Namun seiring guliran waktu, keharmonisan keluarga majikan yang pernah kunikmati tiba-tiba lenyap ketika masa kerjaku menginjak satu tahun. Tidak tanggung-tanggung, aku dipulangkan majikan tanpa pemberitahuan. Hal ini sama sekali di luar dugaan. Bahkan, tak pernah sekalipun terlintas dalam benak, aku bakal dideportasi majikan secara mendadak. Itu semua jika mengingat kedekatanku dengan majikan selama ini.

Toh, aku tidak bisa mengelak dari keharusan pergi meninggalkan Hong Kong, Januari 2008. Jujur, tiga hari sebelum majikan menyuruhku pulang, aku memang sempat bertengkar hebat dengan kakek. Pertengkaran itu sempat dilerai oleh nenek, yang notabene mulai berkurang pendengarannya.

Meskipun melerai, nenak sejatinya tidak tahu ada persoalan apa antara aku dengan kakek – suaminya. Sepengetahuan nenek, aku telah membantah omongan kakek, yang akhirnya menyuruhku pergi dari rumah itu. Aku tidak bisa menyalahkan nenek, kalau pada akhirnya nenek mengadukan apa yang ia lihat kepada nyonya dan tuan.

Celaka... Kakek sungguh keterlaluan telah memberikan cerita palsu. Kepada anaknya, kakek bilang aku telah melawan. Tidak mau diperintah dan suka marah-marah. Harus kuakui, saat itu aku memang melawan, membantah, dan menolak perintah kakek. Lha, bagaimana mau kuturuti? Wong, kakek menyuruhku membuka baju dan meminta dilayani layaknya pasangan suami istri.

Kakek asuhku memang sudah lanjut tua, meski aku tak tahu persis berapa umurnya. Sekalipun sudah uzur, kakek tak pernah pakai tongkat. Barangkali karena setiap pagi dan sore ia rutin pergi jogging, sehingga badannya jadi kelihatan sehat.

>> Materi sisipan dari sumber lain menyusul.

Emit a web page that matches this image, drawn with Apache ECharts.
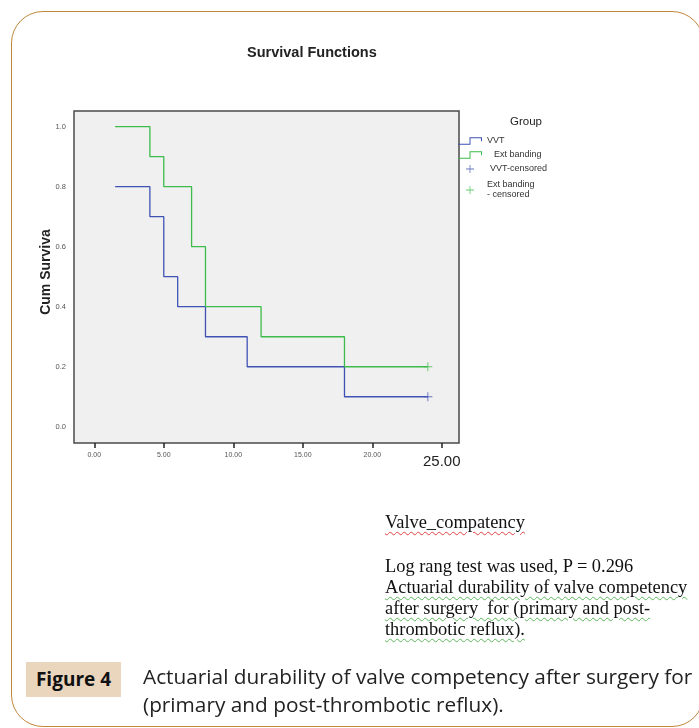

Gelagat kalau si kakek ada ”maksud-maksud tertentu”, sebenarnya sudah kutangkap sejak jauh-jauh hari. Kalau tak salah, menginjak bulan kedua aku bekerja di rumah itu. Masih kuingat, hari itu kakek menyuruhku mencari mokan cai di lemari bajunya. Tetapi kucari-cari di lipatan baju-bajunya, handuk kecil itu tak juga ketemu. Kemudian, kakek menyuruh aku mencari di kardus baju yang ditaruh di bawah kolong tempat tidur. Nah, ketika lagi membungkuk inilah, kakek memeluk aku dari belakang. Aku spontan berteriak, meski hanya didengar oleh bising kendaraan jalan raya. Sejak itu, aku diburu rasa ketakutan.

Sikap ”genit” kakek sempat agak berkurang dari waktu ke waktu. Paling banter, sekadar memandang dengan tatapan nakal. Selain itu, setiap kali mau tidur, selalu bilang codhao sambil bilang: mou so mun di dekat telingaku. Kuabaikan saja permintaan itu, karena kedua majikanku yang tidur di lantai atas selalu berpesan untuk mengunci pintu.

Kesan di mata keluarga majikan, kakek orang yang baik. Sebab, kepadaku ia tak pernah bicara kasar, keras, apalagi membentak. Meminta tolong sesuatu ia selalu bilang: emkoi, emkoi sae, toche, toche sae. Tetapi, mana keluarganya tahu kalau sikap kakek sebenarnya untuk menutupi hidungnya yang belang.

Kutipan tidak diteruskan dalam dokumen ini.